DREAM HOME étonne aussi de par la manière dont il s'agence. Un minutage très précis du déroulement des meurtres qui s'interromp avec des flashs backs qui révèlent au fur et à mesure le cheminement et la prise de décision de l'héroïne. Le premier énerve quelque peu par son irruption brutale dans l'action. Généralement, ce truc narratif vient à pallier un manque de savoir-faire d'écriture afin d'expliquer un retournement de situation ou au final d'un film à suspense (des Gialli, par exemple) pour révéler au spectateur le pourquoi du comment. Ici, on comprend rapidement que le flash-back est la structure-même du film et que le scénariste se base sur ce système afin de construire le suspense. Le souci demeure que seule l'héroïne apparaît comme digne d'intérêt. Les autres personnages sont à peine dessinés et inévitablement caricaturaux vu le ton du métrage. Entre le couple marié dont le mari est volage (décidément, il ne fait pas bon être marié à Honk Kong !), les jeunes voisins drogués dingue de rock partouzards, les filles invitées sont plus que faciles... De gros traits pour leur description. De toute façon, comme ils sont tous de la chair à pâté pour massacre en devenir, les auteurs n'ont apparemment pas voulu pousser plus que cela un attachement particulier au reste du casting...

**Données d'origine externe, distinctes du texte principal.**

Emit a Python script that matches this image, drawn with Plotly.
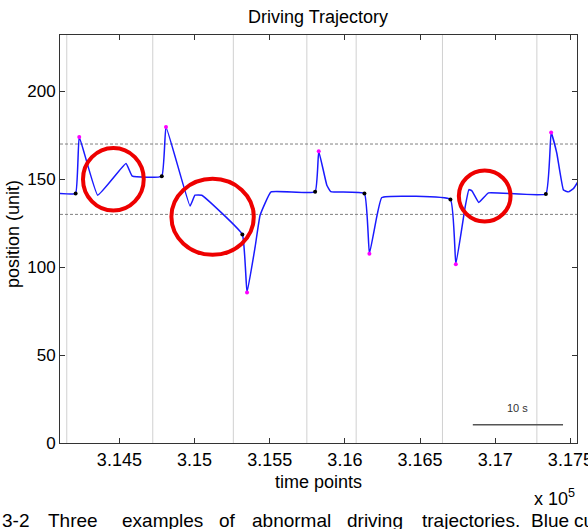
import plotly.graph_objects as go

# ---------------- data ----------------
# trajectory (time point, position)
traj_t = [314105, 314209, 314233, 314356, 314544, 314586, 314782, 314810, 314970,
          315003, 315048, 315318, 315349, 315403, 315436, 315509, 315802, 315826,
          315880, 315906, 316130, 316163, 316212, 316246, 316702, 316738, 316800,
          316825, 316845, 316891, 316955, 317337, 317372, 317410, 317454, 317487,
          317521, 317550]
traj_v = [141.9, 141.9, 174.0, 140.9, 158.9, 151.7, 151.7, 179.7, 134.7,
          140.9, 140.9, 118.6, 85.6, 111.5, 129.5, 142.8, 142.8, 165.9,
          146.6, 143.0, 141.9, 107.6, 128.6, 139.6, 138.5, 101.7, 134.3,
          144.1, 143.4, 136.8, 142.2, 141.6, 176.5, 164.6, 143.8, 142.8,
          144.7, 148.5]

# event onsets (black dots) and extreme points (magenta dots)
onset_t = [314209, 314782, 315318, 315802, 316130, 316702, 317337]
onset_v = [141.9, 151.7, 118.6, 142.8, 141.9, 138.5, 141.6]
peak_t = [314233, 314810, 315349, 315826, 316163, 316738, 317372]
peak_v = [174.0, 179.7, 85.6, 165.9, 107.6, 101.7, 176.5]

# trial boundaries (gray vertical lines)
boundary_t = [314150, 314722, 315258, 315747, 316075, 316649, 317277]

# lane thresholds (dashed lines)
thresholds = [170, 130]

# abnormal examples highlighted (t0, t1, v0, v1)
abnormal_t0 = [314258, 314846, 316758]
abnormal_t1 = [314662, 315394, 317102]
abnormal_v0 = [132.2, 107.0, 126.0]
abnormal_v1 = [167.8, 150.2, 154.9]

# scale bar: 600 time points = 10 s
scale_t0 = 316851
scale_len = 600
scale_v = 10.4
scale_label = "10 s"

x_range = [314105, 317544]
y_range = [0, 232]
x_tickvals = [314500, 315000, 315500, 316000, 316500, 317000, 317500]
x_ticktext = ["3.145", "3.15", "3.155", "3.16", "3.165", "3.17", "3.175"]
y_tickvals = [0, 50, 100, 150, 200]

caption_words = ["3-2", "Three", "examples", "of", "abnormal", "driving",
                 "trajectories.", "Blue", "curve:"]
caption_px = [0, 46, 120, 217, 250, 345, 420, 529, 572]

# ---------------- figure ----------------
FONT = "Liberation Sans, Arial, sans-serif"
W, H = 588, 529
ML, MR, MT, MB = 60, 11, 35, 86
PW, PH = W - ML - MR, H - MT - MB


def px_x(p):
    return (p - ML) / PW


def px_y(p):
    return (MT + PH - p) / PH


fig = go.Figure()

shapes = []
for bt in boundary_t:
    shapes.append(dict(type="line", xref="x", yref="paper", x0=bt, x1=bt, y0=0, y1=1,
                       line=dict(color="#d0d0d0", width=1), layer="below"))
for th in thresholds:
    shapes.append(dict(type="line", xref="paper", yref="y", x0=0, x1=1, y0=th, y1=th,
                       line=dict(color="#808080", width=1, dash="3px,2px"), layer="below"))

fig.add_trace(go.Scatter(x=traj_t, y=traj_v, mode="lines",
                         line=dict(color="#1a1aff", width=1.5, shape="spline", smoothing=0.3),
                         hoverinfo="skip"))
fig.add_trace(go.Scatter(x=onset_t, y=onset_v, mode="markers",
                         marker=dict(color="black", size=4), hoverinfo="skip"))
fig.add_trace(go.Scatter(x=peak_t, y=peak_v, mode="markers",
                         marker=dict(color="#ff00ff", size=4), hoverinfo="skip"))

for a0, a1, b0, b1 in zip(abnormal_t0, abnormal_t1, abnormal_v0, abnormal_v1):
    shapes.append(dict(type="circle", xref="x", yref="y", x0=a0, x1=a1, y0=b0, y1=b1,
                       line=dict(color="#ee0000", width=4)))

shapes.append(dict(type="line", xref="x", yref="y", x0=scale_t0, x1=scale_t0 + scale_len,
                   y0=scale_v, y1=scale_v, line=dict(color="#555555", width=1.5)))

annotations = [
    dict(x=scale_t0 + scale_len / 2, y=scale_v + 9.5, xref="x", yref="y",
         xanchor="center", yanchor="middle",
         text=scale_label, showarrow=False, font=dict(family=FONT, size=11, color="#333333")),
    dict(x=px_x(13), y=px_y(234), xref="paper", yref="paper",
         xanchor="center", yanchor="middle",
         text="position (unit)", textangle=-90, showarrow=False,
         font=dict(family=FONT, size=18, color="black")),
    dict(x=px_x(318), y=px_y(482), xref="paper", yref="paper",
         xanchor="center", yanchor="middle",
         text="time points", showarrow=False, font=dict(family=FONT, size=18, color="black")),
    dict(x=px_x(577), y=px_y(497), xref="paper", yref="paper",
         xanchor="right", yanchor="middle", text="x 10<sup>5</sup>", showarrow=False,
         font=dict(family=FONT, size=18, color="black")),
]
for wd, px in zip(caption_words, caption_px):
    annotations.append(dict(x=px_x(px), y=px_y(520), xref="paper", yref="paper",
                            xanchor="left", yanchor="middle", text=wd, showarrow=False,
                            font=dict(family=FONT, size=19, color="black")))

axis_common = dict(showline=True, linecolor="#333333", linewidth=1, mirror="ticks",
                   ticks="inside", ticklen=5, tickcolor="#333333", showgrid=False,
                   zeroline=False, automargin=False)

fig.update_layout(
    width=W, height=H, margin=dict(l=ML, r=MR, t=MT, b=MB, autoexpand=False),
    paper_bgcolor="white", plot_bgcolor="white", showlegend=False,
    title=dict(text="Driving Trajectory", x=318 / W, xanchor="center",
               y=1 - 17 / H, yanchor="middle", font=dict(family=FONT, size=18, color="black")),
    xaxis=dict(range=x_range, tickvals=x_tickvals, ticktext=x_ticktext,
               ticklabeloverflow="allow",
               tickfont=dict(family=FONT, size=18, color="black"), **axis_common),
    yaxis=dict(range=y_range, tickvals=y_tickvals,
               tickfont=dict(family=FONT, size=17, color="black"), **axis_common),
    shapes=shapes, annotations=annotations,
)

fig.write_html("out.html")
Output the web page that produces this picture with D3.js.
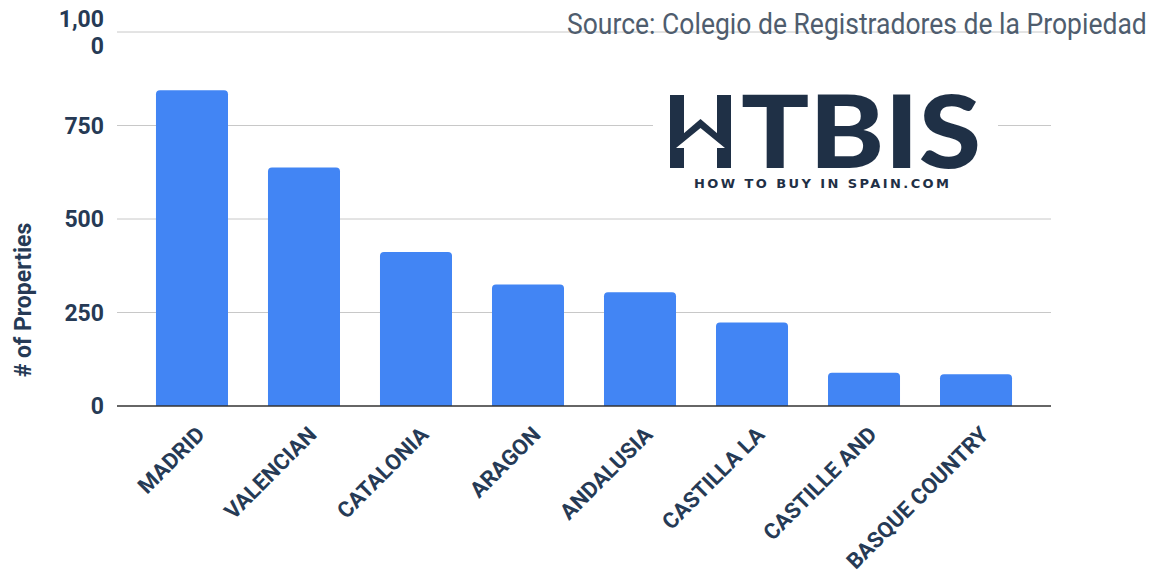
<!DOCTYPE html>
<html>
<head>
<meta charset="utf-8">
<script src="https://cdn.jsdelivr.net/npm/d3@7"></script>
<style>
  html, body { margin: 0; padding: 0; background: #ffffff; }
  svg { display: block; }
</style>
</head>
<body>
<div id="chart"></div>
<script>
// ---- data ----
const categories = ["MADRID", "VALENCIAN", "CATALONIA", "ARAGON", "ANDALUSIA", "CASTILLA LA", "CASTILLE AND", "BASQUE COUNTRY"];
const propertyCounts = [844, 638, 412, 325, 304, 223, 89, 85];
const yTickValues = [0, 250, 500, 750, 1000];
const yTickLabels = ["0", "250", "500", "750", "1,000"];
const yAxisTitle = "# of Properties";
const sourceText = "Source: Colegio de Registradores de la Propiedad";
const logoLetters = "TBIS";
const logoTagline = "HOW TO BUY IN SPAIN.COM";

// ---- layout ----
const W = 1160, H = 576;
const plot = { left: 117, right: 1051, top: 32, bottom: 406 };
const barColor = "#4285f4";
const textColor = "#263a55";
const logoColor = "#1f3046";

const svg = d3.select("#chart").append("svg")
  .attr("width", W).attr("height", H)
  .style("font-family", "Roboto, 'Noto Sans', sans-serif");

svg.append("rect").attr("width", W).attr("height", H).attr("fill", "#fff");

const x = d3.scaleBand()
  .domain(categories)
  .range([plot.left, plot.right])
  .paddingInner(0.357)
  .paddingOuter(0.348);

const y = d3.scaleLinear().domain([0, 1000]).range([plot.bottom, plot.top]);

// gridlines
svg.append("g").selectAll("line")
  .data(yTickValues.filter(v => v > 0))
  .join("line")
  .attr("x1", plot.left).attr("x2", plot.right)
  .attr("y1", d => y(d)).attr("y2", d => y(d))
  .attr("stroke", "#c8c8c8").attr("stroke-width", 1);

// y tick labels (with wrap of long label like the original)
const yt = svg.append("g").selectAll("text")
  .data(yTickValues)
  .join("text")
  .attr("x", 104)
  .attr("y", d => y(d))
  .attr("text-anchor", "end")
  .attr("font-size", 23)
  .attr("font-weight", 700)
  .attr("fill", textColor);
yt.each(function(d, i) {
  const lbl = yTickLabels[i];
  const t = d3.select(this);
  if (lbl.length > 4) {
    t.append("tspan").attr("x", 104).attr("dy", "-0.2em").text(lbl.slice(0, 4));
    t.append("tspan").attr("x", 104).attr("dy", "1.15em").text(lbl.slice(4));
  } else {
    t.append("tspan").attr("dy", "0.35em").text(lbl);
  }
});

// bars with rounded top corners
function barPath(x0, y0, w, h, r) {
  r = Math.min(r, h, w / 2);
  return `M${x0},${y0 + h} L${x0},${y0 + r} Q${x0},${y0} ${x0 + r},${y0} L${x0 + w - r},${y0} Q${x0 + w},${y0} ${x0 + w},${y0 + r} L${x0 + w},${y0 + h} Z`;
}
svg.append("g").selectAll("path")
  .data(categories)
  .join("path")
  .attr("d", (c, i) => barPath(x(c), y(propertyCounts[i]), x.bandwidth(), y(0) - y(propertyCounts[i]), 4))
  .attr("fill", barColor);

// baseline axis
svg.append("line")
  .attr("x1", plot.left).attr("x2", plot.right)
  .attr("y1", y(0)).attr("y2", y(0))
  .attr("stroke", "#333").attr("stroke-width", 1.5);

// category labels
svg.append("g").selectAll("text")
  .data(categories)
  .join("text")
  .attr("transform", c => `translate(${x(c) + x.bandwidth() / 2 + 14},${y(0) + 30}) rotate(-45)`)
  .attr("text-anchor", "end")
  .attr("font-size", 22)
  .attr("font-weight", 700)
  .attr("fill", textColor)
  .text(c => c);

// y axis title
svg.append("text")
  .attr("transform", "translate(31,300) rotate(-90)")
  .attr("text-anchor", "middle")
  .attr("font-size", 23)
  .attr("font-weight", 700)
  .attr("fill", textColor)
  .text(yAxisTitle);

// source text (horizontally condensed to the original's width)
const src = svg.append("text")
  .attr("font-size", 30)
  .attr("fill", "#4f5d6e")
  .text(sourceText);
const natural = src.node().getComputedTextLength();
src.attr("transform", `translate(567,34) scale(${580 / natural},1)`);

// logo
const logo = svg.append("g");
logo.append("rect").attr("x", 653).attr("y", 86).attr("width", 345).attr("height", 108).attr("fill", "#fff");
// H with house
logo.append("rect").attr("x", 670).attr("y", 95).attr("width", 14).attr("height", 73).attr("fill", logoColor);
logo.append("rect").attr("x", 717).attr("y", 95).attr("width", 14).attr("height", 73).attr("fill", logoColor);
logo.append("path")
  .attr("d", "M683,134 L700.5,119 L718,134 L718,146 L683,146 Z")
  .attr("fill", logoColor);
logo.append("path")
  .attr("d", "M676,148 L700.5,128 L725,148 L715,148 L715,168 L686,168 L686,148 Z")
  .attr("fill", "#fff");
const logoText = logo.append("text")
  .attr("fill", logoColor);
logoText.append("tspan")
  .attr("x", 741).attr("y", 168)
  .attr("font-family", "Lato, 'DejaVu Sans', sans-serif")
  .attr("font-size", 101)
  .attr("font-weight", 900)
  .attr("textLength", 240)
  .attr("lengthAdjust", "spacingAndGlyphs")
  .text(logoLetters);
logoText.append("tspan")
  .attr("x", 694).attr("y", 188)
  .attr("font-family", "'DejaVu Sans', sans-serif")
  .attr("font-size", 13)
  .attr("font-weight", 700)
  .attr("textLength", 255)
  .attr("lengthAdjust", "spacing")
  .text(logoTagline);
</script>
</body>
</html>
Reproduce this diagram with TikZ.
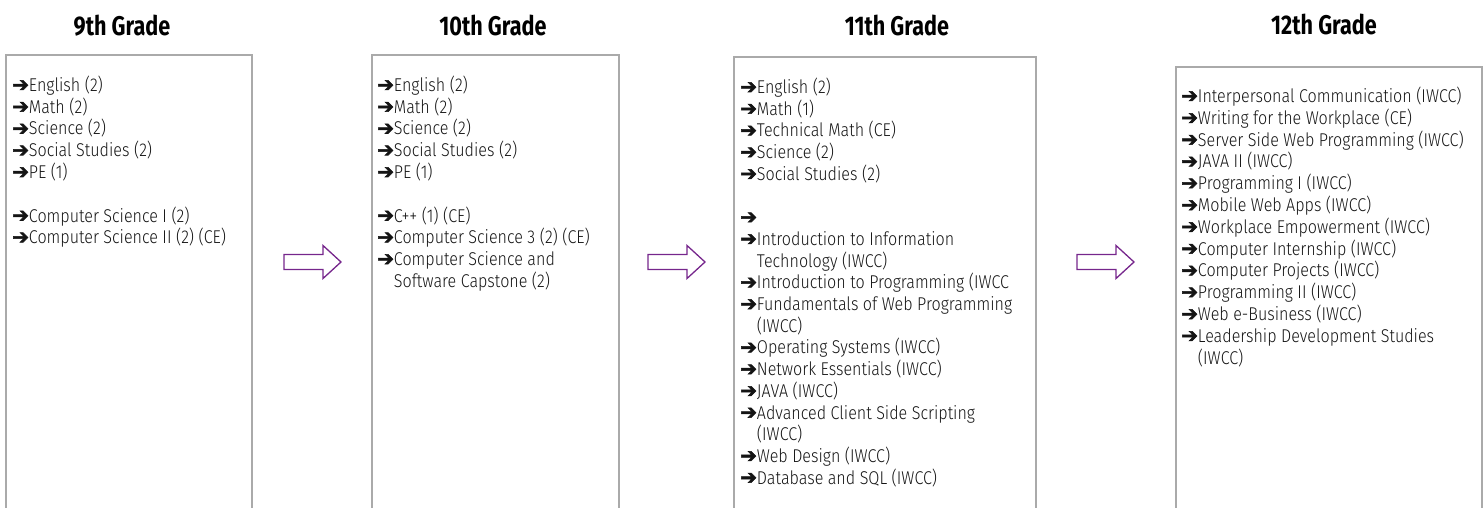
\documentclass[tikz,border=0pt]{standalone}
\usepackage{fontspec}
\setmainfont{Fira Sans}[FakeStretch=0.87, UprightFont=* Light]
\newfontfamily\titlefont{Fira Sans}[FakeStretch=0.8]
\newfontfamily\arrowfont{DejaVu Sans}[FakeBold=2.5]
\definecolor{boxgray}{RGB}{170,170,170}
\definecolor{arrowpurple}{RGB}{118,38,140}
\definecolor{txt}{RGB}{20,20,20}
\newcommand\ar{{\arrowfont\fontsize{20}{20}\selectfont ➔}}
\newcommand\ind{\phantom{\ar}}
\tikzset{
  gradebox/.style={draw=boxgray, line width=1.5pt},
  blockarrow/.style={draw=arrowpurple, line width=1.3pt, line join=miter},
  item/.style={anchor=base west, inner sep=0pt, text=txt, font=\fontsize{18.5}{21.75}\selectfont},
  gradetitle/.style={anchor=base, inner sep=0pt, text=black, font=\titlefont\bfseries\fontsize{27}{30}\selectfont},
}
\begin{document}
\begin{tikzpicture}[x=1pt,y=-1pt]
\useasboundingbox (0,0) rectangle (1483,508);
\begin{scope}
\clip (0,0) rectangle (1483,508);
% boxes
\draw[gradebox] (6,520) -- (6,55) -- (252,55) -- (252,520);
\draw[gradebox] (372,520) -- (372,55) -- (619,55) -- (619,520);
\draw[gradebox] (734,520) -- (734,57) -- (1036,57) -- (1036,520);
\draw[gradebox] (1176,520) -- (1176,67) -- (1482,67) -- (1482,520);
\end{scope}
% titles
\node[gradetitle] (t9) at (122,36) {9th Grade};
\node[gradetitle] (t10) at (493,36) {10th Grade};
\node[gradetitle] (t11) at (897,36) {11th Grade};
\node[gradetitle] (t12) at (1324,35) {12th Grade};
% block arrows
\foreach \x/\n in {284/a1, 648/a2, 1077/a3}{
  \coordinate (\n) at (\x,262);
  \draw[blockarrow, shift={(\n)}] (0,-7.5) -- (39,-7.5) -- (39,-16.5) -- (57,0) -- (39,16.5) -- (39,7.5) -- (0,7.5) -- cycle;
}
% 9th grade
\foreach \t [count=\i from 0] in {
  {\ar English (2)}, {\ar Math (2)}, {\ar Science (2)}, {\ar Social Studies (2)}, {\ar PE (1)}, {},
  {\ar Computer Science I (2)}, {\ar Computer Science II (2) (CE)}}
  \node[item] (g9-\i) at (12,91.5+\i*21.75) {\t};
% 10th grade
\foreach \t [count=\i from 0] in {
  {\ar English (2)}, {\ar Math (2)}, {\ar Science (2)}, {\ar Social Studies (2)}, {\ar PE (1)}, {},
  {\ar C++ (1) (CE)}, {\ar Computer Science 3 (2) (CE)}, {\ar Computer Science and},
  {\ind Software Capstone (2)}}
  \node[item] (g10-\i) at (377,91.5+\i*21.75) {\t};
% 11th grade
\foreach \t [count=\i from 0] in {
  {\ar English (2)}, {\ar Math (1)}, {\ar Technical Math (CE)}, {\ar Science (2)}, {\ar Social Studies (2)}, {},
  {\ar}, {\ar Introduction to Information}, {\ind Technology (IWCC)},
  {\ar Introduction to Programming (IWCC}, {\ar Fundamentals of Web Programming}, {\ind (IWCC)},
  {\ar Operating Systems (IWCC)}, {\ar Network Essentials (IWCC)}, {\ar JAVA (IWCC)},
  {\ar Advanced Client Side Scripting}, {\ind (IWCC)}, {\ar Web Design (IWCC)}, {\ar Database and SQL (IWCC)}}
  \node[item] (g11-\i) at (740,93.5+\i*21.7) {\t};
% 12th grade
\foreach \t [count=\i from 0] in {
  {\ar Interpersonal Communication (IWCC)}, {\ar Writing for the Workplace (CE)},
  {\ar Server Side Web Programming (IWCC)}, {\ar JAVA II (IWCC)}, {\ar Programming I (IWCC)},
  {\ar Mobile Web Apps (IWCC)}, {\ar Workplace Empowerment (IWCC)}, {\ar Computer Internship (IWCC)},
  {\ar Computer Projects (IWCC)}, {\ar Programming II (IWCC)}, {\ar Web e-Business (IWCC)},
  {\ar Leadership Development Studies}, {\ind (IWCC)}}
  \node[item] (g12-\i) at (1181,102.5+\i*21.8) {\t};
\end{tikzpicture}
\end{document}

DREAM HOME apparaît singulièrement tiraillé entre son attirance pour le sale, le provoquant, le glauque et son constat très amer sur la situation en temps de crise à Honk Kong. Crise morale, crise financière ou crise de confiance, il ne semble y avoir d'autre solution que la loi du plus fort (du moins, celui qui tape le plus fort). Le final reste en ce sens immoral (assez rare pour être noté), et avec en voix-off un commentaire d'un journaliste commentant la crise des subprimes qui déferle sur le monde. Ce qui contraste étrangement avec la quiétude retrouvée du plan. Qu'est-ce qui est le plus violent, au fond ?
DREAM HOME plaira ainsi aux amateurs de jugulaires explosées et autres tripes à l'air, tout comme à celles et ceux qui attendent d'un film de genre qu'il soit original et jusqu'auboutiste dans son approche d'un sujet à priori peu sexy. Aligner des scènes de boucherie extrêmes et le doubler d'une réflexion sociologique crédible, voici la vraie recette d'un série B réussie : Bicéphale, parfois bancale et avec un côté bisseux qui se perd dans ses exagérations mais très sympathique à l'œil et au cerveau.